2. Deregulation. The UAE is jammed full of ‘free zones’, areas which act as tax-free, highly-deregulated clusters for various economic sectors. These include Masdar City, a clean technology zone located just 17 kilometres from central Abu Dhabi, and Dubai Internet City, an IT hub with tenants such as Microsoft, Dell and Canon.
3. Transience. This modality is exemplified by Dubai, which has given new meaning to the concept of the temporary: the hottest of capital flows, the fastest lifestyles, the emptiest of brand new office blocks mean that the United Arab Emirates proffers the last word in ephemera.
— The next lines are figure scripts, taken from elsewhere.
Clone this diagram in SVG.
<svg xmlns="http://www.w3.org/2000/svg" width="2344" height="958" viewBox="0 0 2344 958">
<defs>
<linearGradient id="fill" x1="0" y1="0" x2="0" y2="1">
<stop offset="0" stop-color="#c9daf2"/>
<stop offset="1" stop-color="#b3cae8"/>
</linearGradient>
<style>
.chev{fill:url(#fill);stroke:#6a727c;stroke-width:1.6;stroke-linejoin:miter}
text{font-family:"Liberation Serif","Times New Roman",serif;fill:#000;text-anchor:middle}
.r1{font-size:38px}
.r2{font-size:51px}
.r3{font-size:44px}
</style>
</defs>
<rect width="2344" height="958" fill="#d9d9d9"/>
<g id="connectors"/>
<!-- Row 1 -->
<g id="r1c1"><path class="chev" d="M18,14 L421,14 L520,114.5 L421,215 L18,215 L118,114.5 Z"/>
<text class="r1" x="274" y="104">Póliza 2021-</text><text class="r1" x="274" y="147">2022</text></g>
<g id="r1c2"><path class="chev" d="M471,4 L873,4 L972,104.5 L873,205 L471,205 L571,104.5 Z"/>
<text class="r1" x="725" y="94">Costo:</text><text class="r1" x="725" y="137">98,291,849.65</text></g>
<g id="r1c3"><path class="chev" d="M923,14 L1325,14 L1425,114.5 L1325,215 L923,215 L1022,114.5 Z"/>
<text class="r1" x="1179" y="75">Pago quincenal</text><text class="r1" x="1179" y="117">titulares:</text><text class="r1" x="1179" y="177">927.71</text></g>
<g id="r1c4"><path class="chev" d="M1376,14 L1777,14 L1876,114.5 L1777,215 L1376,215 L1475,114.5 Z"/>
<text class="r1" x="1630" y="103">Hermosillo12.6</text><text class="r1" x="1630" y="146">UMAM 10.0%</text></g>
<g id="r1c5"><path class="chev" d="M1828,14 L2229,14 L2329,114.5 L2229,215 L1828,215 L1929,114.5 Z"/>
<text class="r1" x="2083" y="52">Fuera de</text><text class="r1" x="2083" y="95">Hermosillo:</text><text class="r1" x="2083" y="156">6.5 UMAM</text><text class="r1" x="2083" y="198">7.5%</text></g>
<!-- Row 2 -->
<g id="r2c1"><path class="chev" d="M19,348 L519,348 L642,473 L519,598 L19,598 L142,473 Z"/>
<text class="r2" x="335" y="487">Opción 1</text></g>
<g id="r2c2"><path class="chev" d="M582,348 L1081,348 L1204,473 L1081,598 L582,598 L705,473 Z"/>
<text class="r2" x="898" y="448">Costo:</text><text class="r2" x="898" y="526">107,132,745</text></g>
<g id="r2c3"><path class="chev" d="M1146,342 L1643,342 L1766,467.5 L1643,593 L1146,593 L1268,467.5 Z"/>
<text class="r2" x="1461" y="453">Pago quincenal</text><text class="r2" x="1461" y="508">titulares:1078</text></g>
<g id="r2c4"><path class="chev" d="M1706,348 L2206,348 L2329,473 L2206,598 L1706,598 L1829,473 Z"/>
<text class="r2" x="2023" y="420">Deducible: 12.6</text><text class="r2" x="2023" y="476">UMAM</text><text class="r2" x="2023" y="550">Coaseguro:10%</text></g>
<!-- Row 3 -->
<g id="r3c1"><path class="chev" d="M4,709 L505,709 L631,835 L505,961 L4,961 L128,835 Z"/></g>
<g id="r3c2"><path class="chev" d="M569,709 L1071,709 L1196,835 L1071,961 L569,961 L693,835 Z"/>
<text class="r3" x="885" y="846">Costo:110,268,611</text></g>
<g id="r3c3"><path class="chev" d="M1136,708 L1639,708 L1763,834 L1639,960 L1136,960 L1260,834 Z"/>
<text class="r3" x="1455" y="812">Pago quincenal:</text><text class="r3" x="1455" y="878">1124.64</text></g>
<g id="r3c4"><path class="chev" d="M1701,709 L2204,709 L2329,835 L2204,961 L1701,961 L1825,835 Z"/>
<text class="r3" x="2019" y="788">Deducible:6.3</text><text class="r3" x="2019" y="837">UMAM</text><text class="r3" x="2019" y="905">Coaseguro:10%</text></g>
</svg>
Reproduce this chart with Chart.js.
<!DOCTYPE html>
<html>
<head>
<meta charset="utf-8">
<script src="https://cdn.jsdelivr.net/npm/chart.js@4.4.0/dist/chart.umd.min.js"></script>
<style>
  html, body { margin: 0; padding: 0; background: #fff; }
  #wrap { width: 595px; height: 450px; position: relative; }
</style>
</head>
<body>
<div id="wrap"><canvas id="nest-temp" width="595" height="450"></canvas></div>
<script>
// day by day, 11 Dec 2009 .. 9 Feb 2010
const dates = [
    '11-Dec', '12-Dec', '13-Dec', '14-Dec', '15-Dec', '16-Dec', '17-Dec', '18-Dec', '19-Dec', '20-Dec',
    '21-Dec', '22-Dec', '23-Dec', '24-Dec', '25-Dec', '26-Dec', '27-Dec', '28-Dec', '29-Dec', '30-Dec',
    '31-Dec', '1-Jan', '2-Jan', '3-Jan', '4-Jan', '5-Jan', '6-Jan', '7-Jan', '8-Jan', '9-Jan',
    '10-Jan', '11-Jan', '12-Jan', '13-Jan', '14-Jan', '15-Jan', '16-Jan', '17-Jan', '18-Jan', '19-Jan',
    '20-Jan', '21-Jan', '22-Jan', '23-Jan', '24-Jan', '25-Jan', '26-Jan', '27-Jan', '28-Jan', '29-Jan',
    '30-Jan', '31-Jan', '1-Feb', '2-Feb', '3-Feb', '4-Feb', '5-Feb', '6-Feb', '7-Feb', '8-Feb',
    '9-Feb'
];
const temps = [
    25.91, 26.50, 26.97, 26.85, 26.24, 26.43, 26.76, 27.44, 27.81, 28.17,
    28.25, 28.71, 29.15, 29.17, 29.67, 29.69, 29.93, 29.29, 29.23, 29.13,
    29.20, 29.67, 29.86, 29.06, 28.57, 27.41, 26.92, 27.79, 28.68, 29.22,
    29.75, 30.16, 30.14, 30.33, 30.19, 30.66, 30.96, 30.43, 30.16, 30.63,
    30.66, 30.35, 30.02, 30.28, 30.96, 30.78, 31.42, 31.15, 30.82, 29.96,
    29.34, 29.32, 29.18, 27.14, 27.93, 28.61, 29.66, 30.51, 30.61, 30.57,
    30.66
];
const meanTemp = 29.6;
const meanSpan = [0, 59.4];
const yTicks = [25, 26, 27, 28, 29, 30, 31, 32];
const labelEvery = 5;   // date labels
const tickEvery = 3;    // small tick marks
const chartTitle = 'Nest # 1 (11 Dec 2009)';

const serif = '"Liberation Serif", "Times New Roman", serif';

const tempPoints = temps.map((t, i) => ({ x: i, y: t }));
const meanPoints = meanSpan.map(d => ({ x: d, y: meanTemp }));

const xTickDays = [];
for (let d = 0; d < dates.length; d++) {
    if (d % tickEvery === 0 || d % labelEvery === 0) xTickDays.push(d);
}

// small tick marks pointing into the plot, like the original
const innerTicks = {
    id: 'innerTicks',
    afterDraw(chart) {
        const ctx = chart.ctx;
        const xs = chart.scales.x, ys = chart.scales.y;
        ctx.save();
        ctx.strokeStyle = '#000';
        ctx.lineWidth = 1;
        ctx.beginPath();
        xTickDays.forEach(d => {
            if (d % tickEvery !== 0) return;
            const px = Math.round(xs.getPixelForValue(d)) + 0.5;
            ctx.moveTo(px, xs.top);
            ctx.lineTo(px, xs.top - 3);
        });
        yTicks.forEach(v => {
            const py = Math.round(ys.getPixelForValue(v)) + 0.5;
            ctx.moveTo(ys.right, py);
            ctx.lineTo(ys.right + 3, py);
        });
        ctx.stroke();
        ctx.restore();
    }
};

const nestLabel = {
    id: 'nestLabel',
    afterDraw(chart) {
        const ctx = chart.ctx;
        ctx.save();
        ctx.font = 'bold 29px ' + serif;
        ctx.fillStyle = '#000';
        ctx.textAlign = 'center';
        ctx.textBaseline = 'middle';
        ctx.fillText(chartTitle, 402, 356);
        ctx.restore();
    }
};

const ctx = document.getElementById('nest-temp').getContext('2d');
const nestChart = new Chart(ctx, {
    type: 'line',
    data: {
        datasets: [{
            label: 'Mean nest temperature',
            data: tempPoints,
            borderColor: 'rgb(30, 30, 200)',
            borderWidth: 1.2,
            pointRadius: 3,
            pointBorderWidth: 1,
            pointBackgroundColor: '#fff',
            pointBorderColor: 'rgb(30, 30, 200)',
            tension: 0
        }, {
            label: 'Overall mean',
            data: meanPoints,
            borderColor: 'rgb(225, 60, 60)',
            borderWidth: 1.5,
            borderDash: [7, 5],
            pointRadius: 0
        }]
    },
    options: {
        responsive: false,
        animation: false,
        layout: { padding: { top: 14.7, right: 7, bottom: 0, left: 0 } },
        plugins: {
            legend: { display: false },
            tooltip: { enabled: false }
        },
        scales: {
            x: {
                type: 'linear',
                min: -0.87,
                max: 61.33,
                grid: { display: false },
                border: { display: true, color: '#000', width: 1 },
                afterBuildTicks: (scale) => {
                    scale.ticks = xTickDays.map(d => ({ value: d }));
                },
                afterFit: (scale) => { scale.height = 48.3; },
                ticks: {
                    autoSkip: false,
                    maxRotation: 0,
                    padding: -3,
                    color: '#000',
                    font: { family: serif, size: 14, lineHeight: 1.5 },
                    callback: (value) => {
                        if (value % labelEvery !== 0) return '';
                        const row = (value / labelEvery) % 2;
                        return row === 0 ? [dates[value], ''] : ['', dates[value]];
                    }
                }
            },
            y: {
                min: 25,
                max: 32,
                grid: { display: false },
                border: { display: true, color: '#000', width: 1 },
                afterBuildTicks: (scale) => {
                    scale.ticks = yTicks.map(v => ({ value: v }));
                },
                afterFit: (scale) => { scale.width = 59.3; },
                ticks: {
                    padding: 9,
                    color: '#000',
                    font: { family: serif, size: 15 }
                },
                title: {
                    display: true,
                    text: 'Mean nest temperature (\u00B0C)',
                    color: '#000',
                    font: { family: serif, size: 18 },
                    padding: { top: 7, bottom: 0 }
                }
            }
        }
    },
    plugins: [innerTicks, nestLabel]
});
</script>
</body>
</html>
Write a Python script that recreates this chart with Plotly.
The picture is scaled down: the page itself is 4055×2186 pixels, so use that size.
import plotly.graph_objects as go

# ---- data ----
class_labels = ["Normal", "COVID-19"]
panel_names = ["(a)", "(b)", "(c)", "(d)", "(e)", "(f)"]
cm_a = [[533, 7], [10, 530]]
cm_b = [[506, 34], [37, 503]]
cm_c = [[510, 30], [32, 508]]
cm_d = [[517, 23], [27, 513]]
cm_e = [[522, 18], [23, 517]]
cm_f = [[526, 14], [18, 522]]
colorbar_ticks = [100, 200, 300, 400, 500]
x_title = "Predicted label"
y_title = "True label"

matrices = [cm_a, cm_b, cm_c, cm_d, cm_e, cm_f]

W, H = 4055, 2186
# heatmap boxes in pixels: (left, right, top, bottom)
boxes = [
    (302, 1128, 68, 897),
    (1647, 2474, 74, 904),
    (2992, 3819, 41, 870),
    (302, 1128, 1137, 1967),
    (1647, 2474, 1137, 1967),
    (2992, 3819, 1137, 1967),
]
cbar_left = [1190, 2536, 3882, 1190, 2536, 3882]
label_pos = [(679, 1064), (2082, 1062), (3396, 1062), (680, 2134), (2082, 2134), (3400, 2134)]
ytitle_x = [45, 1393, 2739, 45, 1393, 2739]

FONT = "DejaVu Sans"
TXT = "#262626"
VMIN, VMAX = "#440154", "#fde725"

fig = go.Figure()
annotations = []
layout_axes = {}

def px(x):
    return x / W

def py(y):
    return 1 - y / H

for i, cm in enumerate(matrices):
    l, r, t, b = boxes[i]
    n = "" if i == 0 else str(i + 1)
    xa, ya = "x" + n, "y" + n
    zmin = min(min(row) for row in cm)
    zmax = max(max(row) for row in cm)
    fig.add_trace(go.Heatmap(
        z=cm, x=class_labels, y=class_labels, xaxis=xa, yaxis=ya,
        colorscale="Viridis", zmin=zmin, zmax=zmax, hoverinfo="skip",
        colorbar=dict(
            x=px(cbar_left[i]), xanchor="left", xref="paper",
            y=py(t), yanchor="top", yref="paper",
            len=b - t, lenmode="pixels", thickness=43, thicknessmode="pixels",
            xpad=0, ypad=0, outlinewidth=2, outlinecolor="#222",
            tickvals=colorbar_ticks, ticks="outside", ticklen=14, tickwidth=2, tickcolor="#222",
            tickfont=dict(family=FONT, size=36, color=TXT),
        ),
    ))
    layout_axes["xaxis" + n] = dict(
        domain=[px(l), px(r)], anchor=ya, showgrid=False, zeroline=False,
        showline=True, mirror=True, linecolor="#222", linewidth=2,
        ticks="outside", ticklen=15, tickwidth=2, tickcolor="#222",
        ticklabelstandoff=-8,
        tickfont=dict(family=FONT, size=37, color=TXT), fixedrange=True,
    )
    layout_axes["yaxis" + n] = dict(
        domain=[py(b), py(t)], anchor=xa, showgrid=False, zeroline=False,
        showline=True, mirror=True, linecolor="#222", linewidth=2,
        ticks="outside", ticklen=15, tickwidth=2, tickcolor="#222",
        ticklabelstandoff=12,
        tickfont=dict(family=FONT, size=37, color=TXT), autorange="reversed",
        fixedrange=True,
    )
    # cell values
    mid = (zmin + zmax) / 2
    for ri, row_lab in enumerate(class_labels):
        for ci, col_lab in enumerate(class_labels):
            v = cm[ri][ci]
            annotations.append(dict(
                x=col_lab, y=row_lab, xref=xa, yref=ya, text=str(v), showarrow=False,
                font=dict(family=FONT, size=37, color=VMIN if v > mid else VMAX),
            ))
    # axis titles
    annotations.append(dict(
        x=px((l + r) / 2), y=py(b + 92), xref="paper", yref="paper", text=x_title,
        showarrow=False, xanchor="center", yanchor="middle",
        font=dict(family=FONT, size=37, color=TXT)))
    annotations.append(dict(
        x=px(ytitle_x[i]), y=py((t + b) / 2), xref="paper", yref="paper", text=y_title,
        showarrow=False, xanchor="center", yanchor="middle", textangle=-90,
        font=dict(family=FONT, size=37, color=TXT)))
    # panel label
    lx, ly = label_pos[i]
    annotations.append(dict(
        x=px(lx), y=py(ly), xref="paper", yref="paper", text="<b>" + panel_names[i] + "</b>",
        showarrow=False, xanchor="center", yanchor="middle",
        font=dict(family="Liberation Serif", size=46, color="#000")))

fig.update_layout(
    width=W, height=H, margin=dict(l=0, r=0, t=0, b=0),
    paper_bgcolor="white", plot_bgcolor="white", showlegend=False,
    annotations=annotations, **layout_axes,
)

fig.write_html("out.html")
4. Feudalism. With the acquisition of citizenship for foreign nationals a virtual impossibility and its economic miracle at least partially contingent on the fantastical exploitation of manual labourers from South Asia, the UAE represents a return to feudalistic capitalism of the starkest kind; sex slaves – particularly those from impoverished regions of the CIS and China – toil at the bottom of the pyramid, while emirs reign unfettered at the top.
5. Insecurity. As the New York Times reported on 14th May 2011, those in charge of the United Arab Emirates have commissioned the formation of a mercenary army – to be trained by retired military veterans from the United States, Germany, France and the United Kingdom – at an initial cost of US$529m. Not only is this a model of unparalleled outsourcing, but it illustrates the extent to which key actors in certain sovereign states are recognising that the mix of autocracy, inequality, rapid change and opacity over which they preside is a potentially unstable compound.